Electric field manipulation of magnetization in an insulating dilute ferromagnet through piezoelectromagnetic coupling
Abstract
We report magnetization changes generated by an electric field in ferromagnetic Ga1-xMnxN grown by molecular beam epitaxy. Two classes of phenomena have been revealed. First, over a wide range of magnetic fields, the magnetoelectric signal is odd in the electric field and reversible. Employing a macroscopic spin model and atomistic Landau-Lifshitz-Gilbert theory with Langevin dynamics, we demonstrate that the magnetoelectric response results from the inverse piezoelectric effect that changes the trigonal single-ion magnetocrystalline anisotropy.
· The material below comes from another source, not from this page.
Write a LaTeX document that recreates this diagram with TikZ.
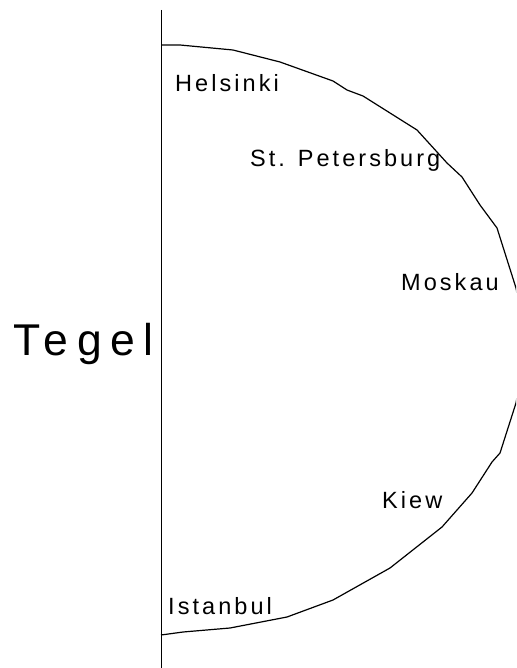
\documentclass[tikz,border=0pt]{standalone}
\usepackage{fontspec}
\setmainfont{Liberation Sans}[LetterSpace=13]
\newfontfamily\bigfont{Liberation Sans}[LetterSpace=19]
\begin{document}
\begin{tikzpicture}[x=1pt,y=-1pt,
  city/.style={anchor=base west,inner sep=0pt,font=\fontsize{23.5}{26}\selectfont},
  big/.style={anchor=base west,inner sep=0pt,font=\bigfont\fontsize{44.5}{48}\selectfont}]
\path[use as bounding box] (0,0) rectangle (516,668);
\clip (0,0) rectangle (516,668);
\draw[line width=0.9pt] (161,10) coordinate (top) -- (161,670) coordinate (bot);
\draw[line width=1.2pt,line join=round]
  (161,45) -- (180,45) -- (233,50) -- (280,62) -- (333,81) -- (347,90) -- (363,96)
  -- (417,130) -- (447,163) -- (462,177) -- (480,205) -- (497,228) -- (516,288)
  -- (526,345) -- (516,403) -- (500,453) -- (492,462) -- (472,493) -- (442,527)
  -- (390,568) -- (333,600) -- (287,617) -- (230,628) -- (183,632) -- (161,635);
\node[big] (tegel) at (13,355) {Tegel};
\node[city] (hel) at (175,92) {Helsinki};
\node[city] (stp) at (250,167) {St. Petersburg};
\node[city] (mos) at (401,290) {Moskau};
\node[city] (kiew) at (382,508) {Kiew};
\node[city] (ist) at (168,614) {Istanbul};
\end{tikzpicture}
\end{document}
Second, in the metastable regime of ferromagnetic hystereses, the magnetoelectric effect becomes non-linear and irreversible in response to a time-dependent electric field, which can reorient the magnetization direction. Interestingly, our observations are similar to those reported for another dilute ferromagnetic semiconductor Crx(Bi1-ySby)1-xTe3, in which magnetization was monitored as a function of the gate electric field. Those results constitute experimental support for theories describing the effects of time-dependent perturbation upon glasses far from thermal equilibrium in terms of an enhanced effective temperature.